# Dataset items

— start —

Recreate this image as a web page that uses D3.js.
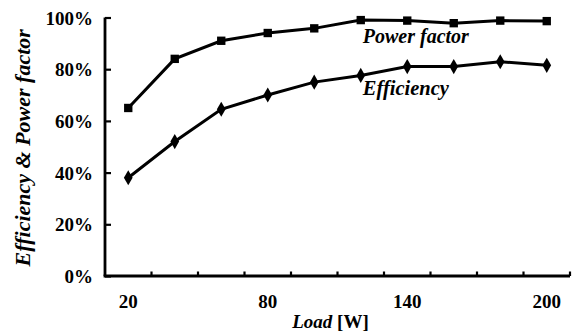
<!DOCTYPE html>
<html><head><meta charset="utf-8">
<script src="https://cdn.jsdelivr.net/npm/d3@7"></script>
<style>
html,body{margin:0;padding:0;background:#fff;}
svg{display:block;}
</style></head>
<body>
<svg id="c" width="574" height="333"></svg>
<script>
const loads = ["20","40","60","80","100","120","140","160","180","200"];
const powerFactor = [0.65, 0.84, 0.91, 0.94, 0.958, 0.99, 0.988, 0.978, 0.988, 0.986];
const efficiency = [0.38, 0.52, 0.645, 0.70, 0.75, 0.776, 0.81, 0.81, 0.829, 0.815];
const yTicks = [0, 0.2, 0.4, 0.6, 0.8, 1.0];
const xLabels = ["20","80","140","200"];

const FONT = '"Liberation Serif", "Times New Roman", serif';
const svg = d3.select("#c");
const L = 105, R = 570, T = 17.5, B = 276;
const x = d3.scaleBand().domain(loads).range([L, R]);
const y = d3.scaleLinear().domain([0, 1]).range([B, T]);
const cx = d => x(d) + x.bandwidth() / 2;
const fnt = (sel, size, italic) => sel.style("font-family", FONT).style("font-size", size + "px")
  .style("font-weight", "bold").style("font-style", italic ? "italic" : "normal").attr("fill", "#000");

// y axis
const yAxis = d3.axisLeft(y).tickValues(yTicks).tickSize(-6).tickPadding(12)
  .tickFormat(d3.format(".0%"));
const gy = svg.append("g").attr("transform", `translate(${L},0)`).call(yAxis);
gy.attr("font-family", null).attr("font-size", null);
gy.select(".domain").attr("stroke", "#000").attr("stroke-width", 2.8).attr("d", `M0,${T}V${B}`);
gy.selectAll(".tick line").attr("stroke", "#000").attr("stroke-width", 2.2);
fnt(gy.selectAll(".tick text"), 19, false).attr("dy", "0.35em");

// x axis : ticks between categories
const gx = svg.append("g").attr("transform", `translate(0,${B})`);
gx.append("line").attr("x1", L - 1.4).attr("x2", R).attr("y1", 0).attr("y2", 0)
  .attr("stroke", "#000").attr("stroke-width", 2.8);
gx.selectAll("line.tk").data(loads).join("line").attr("class", "tk")
  .attr("x1", d => x(d) + x.bandwidth()).attr("x2", d => x(d) + x.bandwidth())
  .attr("y1", 0).attr("y2", -4.5).attr("stroke", "#000").attr("stroke-width", 2.2);
fnt(gx.selectAll("text").data(xLabels).join("text")
  .attr("x", d => cx(d)).attr("y", 32).attr("text-anchor", "middle"), 19, false).text(d => d);

// lines
const line = d3.line().x((d, i) => cx(loads[i])).y(d => y(d));
svg.append("path").datum(powerFactor).attr("d", line).attr("fill", "none")
  .attr("stroke", "#000").attr("stroke-width", 3);
svg.append("path").datum(efficiency).attr("d", line).attr("fill", "none")
  .attr("stroke", "#000").attr("stroke-width", 3);

// markers
svg.selectAll("path.sq").data(powerFactor).join("path").attr("class", "sq")
  .attr("d", d3.symbol(d3.symbolSquare, 70))
  .attr("transform", (d, i) => `translate(${cx(loads[i])},${y(d)})`).attr("fill", "#000");
svg.selectAll("path.dm").data(efficiency).join("path").attr("class", "dm")
  .attr("d", d3.symbol(d3.symbolDiamond, 66))
  .attr("transform", (d, i) => `translate(${cx(loads[i])},${y(d)})`).attr("fill", "#000");

// series labels
fnt(svg.append("text").attr("x", cx(loads[5]) + 2).attr("y", y(powerFactor[5]) + 23), 20, true)
  .text("Power factor");
fnt(svg.append("text").attr("x", cx(loads[5]) + 2).attr("y", y(efficiency[5]) + 20), 20.5, true)
  .text("Efficiency");

// axis titles
const xt = fnt(svg.append("text").attr("x", (L + R) / 2 - 7).attr("y", 328).attr("text-anchor", "middle"), 19, false);
xt.append("tspan").style("font-style", "italic").text("Load ");
xt.append("tspan").text("[W]");

fnt(svg.append("text").attr("transform", `translate(30,${(T + B) / 2 + 1}) rotate(-90)`)
  .attr("text-anchor", "middle"), 22, true)
  .text("Efficiency & Power factor");
</script>
</body></html>
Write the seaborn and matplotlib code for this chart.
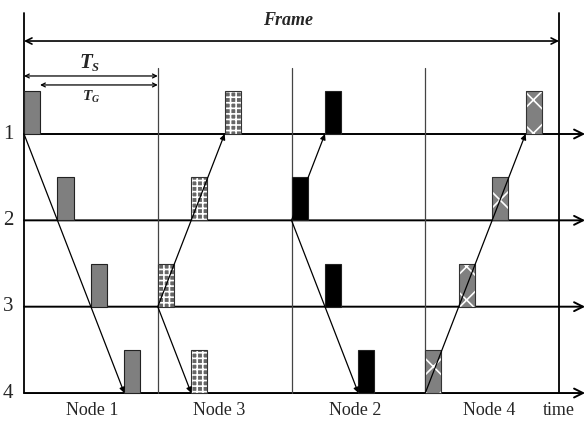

— end —

# EXERCISE
Which lines above hold the word "this"? Copy each of them.

# TASK ANSWER
Recreate this image as a web page that uses D3.js.
Write the seaborn and matplotlib code for this chart.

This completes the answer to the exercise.